Sea Snakes and Sovereignty: The Panama Sea-Level Canal Debate and Its Contributions to Cold War Environmental Diplomacy and Tropical Marine and Invasion Biology

Saturday, January 4, 2014: 12:30 PM
Columbia Hall 10 (Washington Hilton)
Christine Keiner, Rochester Institute of Technology
From the early 1960s through the 1970s, the U.S. government spent considerable capital investigating the feasibility of replacing the Panama Canal with a non-lock waterway, a plan originally spurred by the economic promise of nuclear engineering. The proposal generated a storm of protest among scientists who faulted officials for downplaying its risks, but because the megaproject never came to fruition the sea-level canal debate has been all but forgotten.  However, the controversy is worth remembering as a foundational initiative of environmental diplomacy between the United States and its strategic ally, Panama, and for the ways in which a group of researchers stimulated interest in marine biotic interchange and tropical ecology at a time when such subfields remained on the margins of academia.
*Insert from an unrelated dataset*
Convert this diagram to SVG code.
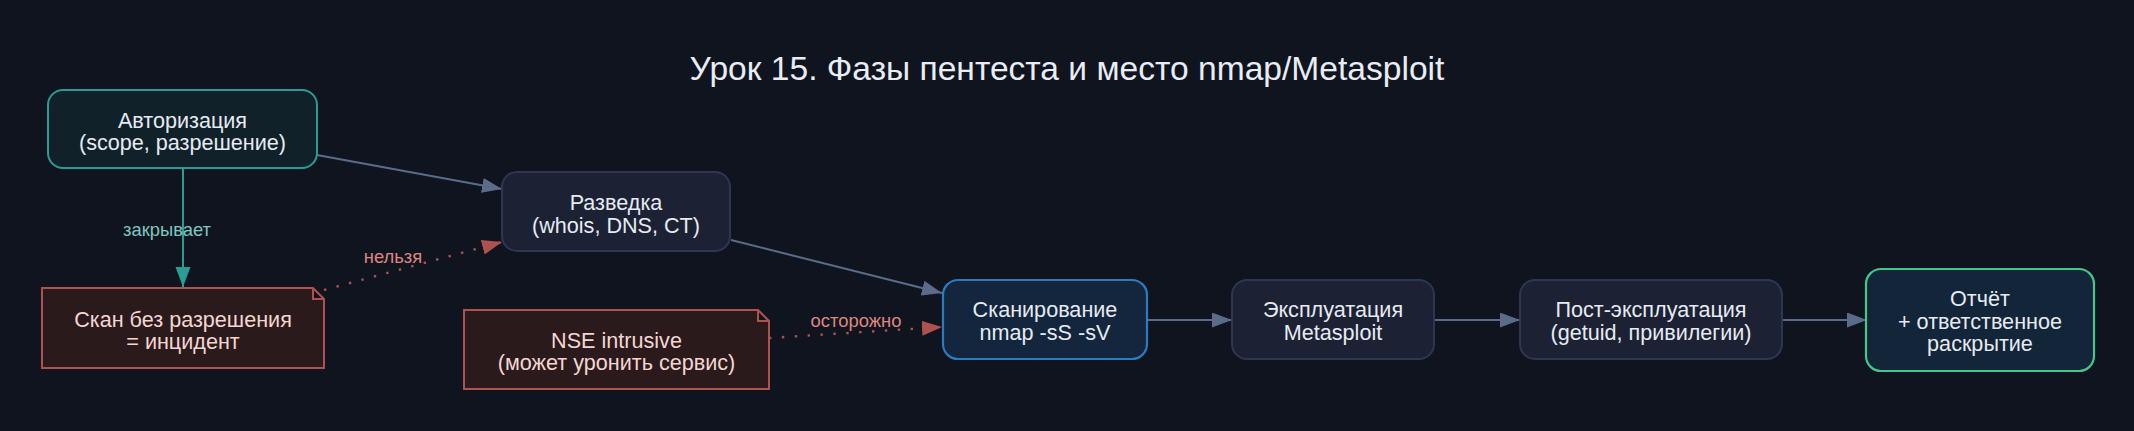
<svg xmlns="http://www.w3.org/2000/svg" width="2134" height="431" viewBox="0 0 2134 431">
<style>
.bg{fill:#10141f}
.t{font-family:"Liberation Sans",Arial,sans-serif;text-anchor:middle}
.title{font-size:33.6px;fill:#e8edf5}
.nt{font-size:21.6px;fill:#e6ebf3}
.ntn{font-size:21.6px;fill:#f3d6d2}
.lbl{font-size:18.4px}
.node{fill:#1c2233;stroke:#2d3850;stroke-width:2}
.auth{fill:#11212a;stroke:#2b9b96;stroke-width:2}
.scan{fill:#13263d;stroke:#2b7bc0;stroke-width:2.2}
.rep{fill:#132538;stroke:#45c68a;stroke-width:2.2}
.note{fill:#2b1a1c;stroke:#ad524e;stroke-width:2}
.e{fill:none;stroke:#5c6b8a;stroke-width:2}
.et{fill:none;stroke:#2b9b96;stroke-width:2}
.ed{fill:none;stroke:#ad524e;stroke-width:2.4;stroke-dasharray:2.4 10.5}
</style>
<defs>
<marker id="aS" markerUnits="userSpaceOnUse" markerWidth="21" markerHeight="16" refX="20" refY="7.5" orient="auto"><path d="M0,0 L20,7.5 L0,15 z" fill="#5c6b8a"/></marker>
<marker id="aT" markerUnits="userSpaceOnUse" markerWidth="21" markerHeight="16" refX="20" refY="7.5" orient="auto"><path d="M0,0 L20,7.5 L0,15 z" fill="#2b9b96"/></marker>
<marker id="aR" markerUnits="userSpaceOnUse" markerWidth="21" markerHeight="16" refX="20" refY="7.5" orient="auto"><path d="M0,0 L20,7.5 L0,15 z" fill="#ad524e"/></marker>
</defs>
<rect class="bg" x="0" y="0" width="2134" height="431"/>
<text class="t title" x="1067" y="80">Урок 15. Фазы пентеста и место nmap/Metasploit</text>

<g id="edges">
<path class="e" d="M317,155 L502,189" marker-end="url(#aS)"/>
<path class="et" d="M183,168 L183,287" marker-end="url(#aT)"/>
<text class="t lbl" x="167" y="236" fill="#7cc7bf">закрывает</text>
<path class="ed" d="M324,290 L502,242" marker-end="url(#aR)"/>
<text class="t lbl" x="393" y="263" fill="#de8680">нельзя</text>
<path class="e" d="M731,240 L942,293" marker-end="url(#aS)"/>
<path class="ed" d="M769,338 L942,327" marker-end="url(#aR)"/>
<text class="t lbl" x="856" y="327" fill="#de8680">осторожно</text>
<path class="e" d="M1147,320 L1232,320" marker-end="url(#aS)"/>
<path class="e" d="M1434,320 L1520,320" marker-end="url(#aS)"/>
<path class="e" d="M1782,320 L1867,320" marker-end="url(#aS)"/>
</g>

<g id="auth">
<rect class="auth" x="48" y="90" width="269" height="78" rx="15"/>
<text class="t nt" x="182.5" y="128">Авторизация</text>
<text class="t nt" x="182.5" y="150">(scope, разрешение)</text>
</g>

<g id="recon">
<rect class="node" x="502" y="172" width="228" height="79" rx="15"/>
<text class="t nt" x="616" y="210">Разведка</text>
<text class="t nt" x="616" y="232.5">(whois, DNS, CT)</text>
</g>

<g id="noauth">
<path class="note" d="M42,288 L313,288 L324,299 L324,368 L42,368 Z M313,288 L313,299 L324,299"/>
<text class="t ntn" x="183" y="327">Скан без разрешения</text>
<text class="t ntn" x="183" y="349">= инцидент</text>
</g>

<g id="nse">
<path class="note" d="M464,310 L758,310 L769,321 L769,389 L464,389 Z M758,310 L758,321 L769,321"/>
<text class="t ntn" x="616.5" y="347.5">NSE intrusive</text>
<text class="t ntn" x="616.5" y="369.5">(может уронить сервис)</text>
</g>

<g id="scan">
<rect class="scan" x="943" y="280" width="204" height="79" rx="15"/>
<text class="t nt" x="1045" y="317">Сканирование</text>
<text class="t nt" x="1045" y="340">nmap -sS -sV</text>
</g>

<g id="exploit">
<rect class="node" x="1232" y="280" width="202" height="79" rx="15"/>
<text class="t nt" x="1333" y="317">Эксплуатация</text>
<text class="t nt" x="1333" y="340">Metasploit</text>
</g>

<g id="post">
<rect class="node" x="1520" y="280" width="262" height="79" rx="15"/>
<text class="t nt" x="1651" y="317">Пост-эксплуатация</text>
<text class="t nt" x="1651" y="340">(getuid, привилегии)</text>
</g>

<g id="report">
<rect class="rep" x="1866" y="269" width="228" height="102" rx="15"/>
<text class="t nt" x="1980" y="306">Отчёт</text>
<text class="t nt" x="1980" y="329">+ ответственное</text>
<text class="t nt" x="1980" y="351">раскрытие</text>
</g>
</svg>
Led by biologists associated with the Smithsonian Institution, who had struggled to promote tropical research since taking over the Panama Canal Zone’s Barro Colorado Island in 1946, the controversy featured the then-novel issue of non-native marine species exchange as a potentially greater threat than radioactive fallout.  Framing the proposed canal as a fait accompli, Smithsonian biologists and administrators publicized the situation as a unique opportunity for promoting the isthmus as a strategic site for investigating the biogeographic origins, maintenance, and loss of tropical marine biodiversity.  Though their risky strategy irritated diplomats, engineers, and some fellow biologists, the Smithsonian provocateurs succeeded in forcing officials to acknowledge the project’s environmental costs, and in demonstrating the social relevance of trans-isthmian ecological and evolutionary research long before the “biodiversity crisis” or “invasive species” became household words.  The sea-level canal controversy serves as a useful lens for examining the changing postwar roles of scientists in international environmental politics, with respect to identifying both new perceptions of risk associated with megaprojects and to raising awareness of the importance of tropical marine and invasion biology.